The Central Intelligence Agency is funding a scientific study that will investigate whether humans could use geo-engineering to alter Earth's environment and stop climate change. The National Academy of Sciences will run the 21-month project, which is the first NAS geo-engineering study financially supported by an intelligence agency. With the spooks' money, scientists will study how humans might influence weather patterns, assess the potential dangers of messing with the climate, and investigate possible national security implications of geo-engineering attempts.
The total cost of the project is $630,000, which NAS is splitting with the CIA, the National Oceanic and Atmospheric Administration, and NASA. The NAS website says that "the US intelligence community" is funding the project, and William Kearney, a spokesman for NAS, told Mother Jones that phrase refers to the CIA. Edward Price, a spokesman for the CIA, refused to confirm the agency's role in the study, but said, "It's natural that on a subject like climate change the Agency would work with scientists to better understand the phenomenon and its implications on national security." The CIA reportedly closed its research center on climate change and national security last year, after GOP members of Congress argued that the CIA shouldn't be looking at climate change.
The goal of the CIA-backed NAS study is to conduct a "technical evaluation of a limited number of proposed geo-engineering techniques," according to the NAS website. Scientists will attempt to determine which geo-engineering techniques are feasible and try to evaluate the impacts and risks of each (including "national security concerns"). One proposed geo-engineering method the study will look at is solar radiation management—a fancy term for pumping particles into the stratosphere to reflect incoming sunlight away from the planet. In theory, solar radiation management could lead to a global cooling trend that might reverse, or at least slow down, global warming. The study will also investigate proposals for removing carbon dioxide from the atmosphere.

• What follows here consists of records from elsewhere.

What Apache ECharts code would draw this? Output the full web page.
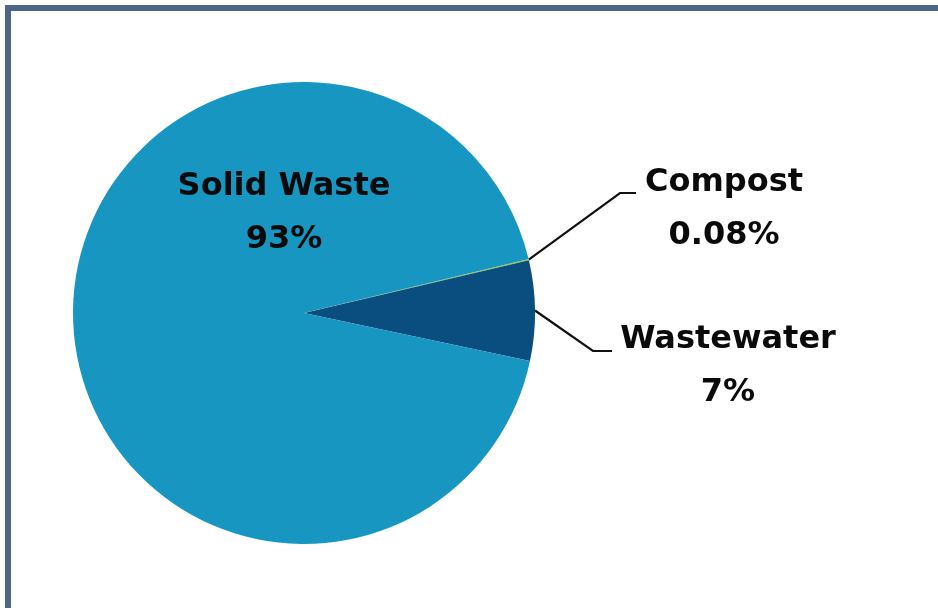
<!DOCTYPE html>
<html>
<head>
<meta charset="utf-8">
<script src="https://cdn.jsdelivr.net/npm/echarts@6/dist/echarts.min.js"></script>
<style>
  html, body { margin: 0; padding: 0; background: #ffffff; overflow: hidden; }
  #wrap { position: relative; width: 938px; height: 608px; overflow: hidden; background: #ffffff; }
  #frame {
    position: absolute; left: 5px; top: 5px; width: 960px; height: 640px;
    border: 6px solid #4a6787; box-sizing: border-box;
  }
  #chart { position: absolute; left: 0; top: 0; width: 938px; height: 608px; }
</style>
</head>
<body>
<div id="wrap">
  <div id="frame"></div>
  <div id="chart"></div>
</div>
<script>
// Waste stream shares (percent)
const categories = ['Compost', 'Wastewater', 'Solid Waste'];
const shares = [0.08, 7, 93];
const shareLabels = ['0.08%', '7%', '93%'];
const sliceColors = ['#9ccc3c', '#0a4e80', '#1896c2'];

// Where each two-line label block sits (centre of block) and how its leader line bends
const labelPlacement = {
  'Compost':     { x: 724, y: 209, elbow: [620, 193], end: [636, 193] },
  'Wastewater':  { x: 728, y: 366, elbow: [593, 351], end: [612, 351] },
  'Solid Waste': { x: 284, y: 213 }
};

const chart = echarts.init(document.getElementById('chart'), null, { renderer: 'canvas' });

const data = categories.map((name, i) => ({
  name: name,
  value: shares[i],
  itemStyle: { color: sliceColors[i] },
  label: { position: name === 'Solid Waste' ? 'inside' : 'outside' },
  labelLine: { show: name !== 'Solid Waste' }
}));

chart.setOption({
  animation: false,
  backgroundColor: 'transparent',
  series: [{
    type: 'pie',
    center: [304, 313],
    radius: 231,
    startAngle: 13.5,
    clockwise: true,
    avoidLabelOverlap: false,
    data: data,
    itemStyle: { borderWidth: 0 },
    label: {
      show: true,
      formatter: p => p.name + '\n' + shareLabels[p.dataIndex],
      fontFamily: 'DejaVu Sans',
      fontWeight: 'bold',
      fontSize: 32,
      lineHeight: 53,
      color: '#0a0a0a',
      align: 'center'
    },
    labelLine: {
      show: true,
      smooth: false,
      lineStyle: { color: '#111111', width: 2.2 }
    },
    labelLayout: function (params) {
      const name = categories[params.dataIndex];
      const place = labelPlacement[name];
      const out = { x: place.x, y: place.y, align: 'center', verticalAlign: 'middle' };
      if (place.elbow && params.labelLinePoints) {
        const start = params.labelLinePoints[0];
        out.labelLinePoints = [start, place.elbow, place.end];
      }
      return out;
    }
  }]
});
</script>
</body>
</html>
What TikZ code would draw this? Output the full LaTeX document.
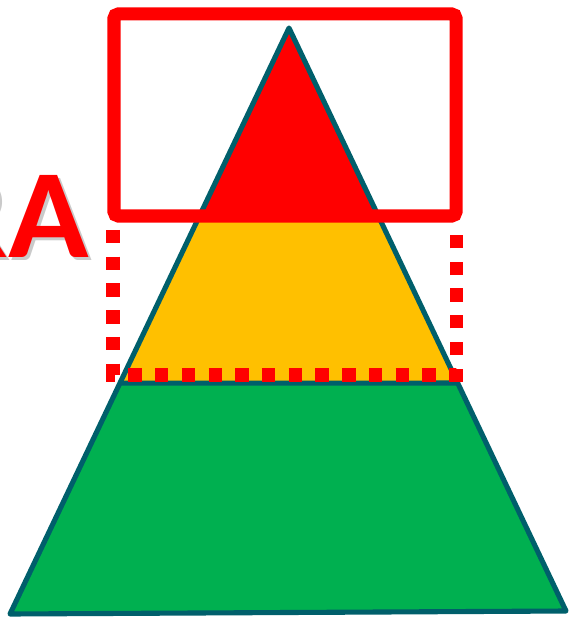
\documentclass[tikz,border=0pt]{standalone}
\usepackage{fontspec}
\setmainfont{Carlito}
\usepackage{xcolor}
\usepackage{tikz}
\usetikzlibrary{calc}

\definecolor{edgeteal}{HTML}{005F6B}
\definecolor{topred}{HTML}{FF0000}
\definecolor{midorange}{HTML}{FFC000}
\definecolor{basegreen}{HTML}{00B050}

\begin{document}
\begin{tikzpicture}[
  x=0.01cm, y=-0.01cm,
  edge/.style={draw=edgeteal, line width=1.45pt, line join=round},
  frame/.style={draw=topred, line width=3.7pt, rounded corners=1.2pt},
  dots/.style={draw=topred, line width=3.7pt, dash pattern=on 3.8pt off 3.8pt},
  bigtext/.style={font=\fontsize{36}{36}\selectfont\bfseries, inner sep=0pt, anchor=base east, xscale=1.05}
]
\useasboundingbox (0,0) rectangle (569,619);

% corners of the pyramid
\coordinate (apex) at (289,28);
\coordinate (bl) at (10,614);
\coordinate (br) at (566,611);
\coordinate (tl) at ($(apex)!0.324!(bl)$);
\coordinate (tr) at ($(apex)!0.326!(br)$);
\coordinate (ml) at ($(apex)!0.606!(bl)$);
\coordinate (mr) at ($(apex)!0.609!(br)$);

% the three bands
\fill[topred] (apex) -- (tl) -- (tr) -- cycle;
\fill[midorange] (tl) -- (ml) -- (mr) -- (tr) -- cycle;
\fill[basegreen] (ml) -- (bl) -- (br) -- (mr) -- cycle;
\draw[edge] (apex) -- (bl) -- (br) -- cycle;
\draw[edge] (ml) -- (mr);

% highlight box
\draw[frame] (114,14) rectangle (456,216);
\draw[dots] (113,230) -- (113,375) -- (456,375) -- (456,230);

% label, cut at the left border
\node[bigtext, text=black!35, opacity=0.6] (rashadow) at (93,261) {RA};
\node[bigtext, text=topred] (ra) at (90,258) {RA};

\end{tikzpicture}
\end{document}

The National Academies has held two previous workshops on geo-engineering, but neither was funded by the intelligence community, says Edward Dunlea, the study director for the latest project. The CIA would not say why it had decided to fund the project at this time, but the US government's apparent interest in altering the climate isn't new. The first big use of weather modification as a military tactic came during the Vietnam War, when the Air Force engaged in a cloud seeding program to try to create rainfall and turn the Ho Chi Minh Trail into muck, and thereby gain tactical advantage. Between 1962 and 1983, other would-be weather engineers tried to change the behavior of hurricanes using silver iodide. That effort, dubbed Project Stormfury, was spearheaded by the Navy and the Commerce Department. China's "Weather Modification Office" also controversially seeded clouds in advance of the 2008 Beijing Olympics, hoping to ensure rain would fall in the Beijing suburbs instead of over the Olympic stadiums.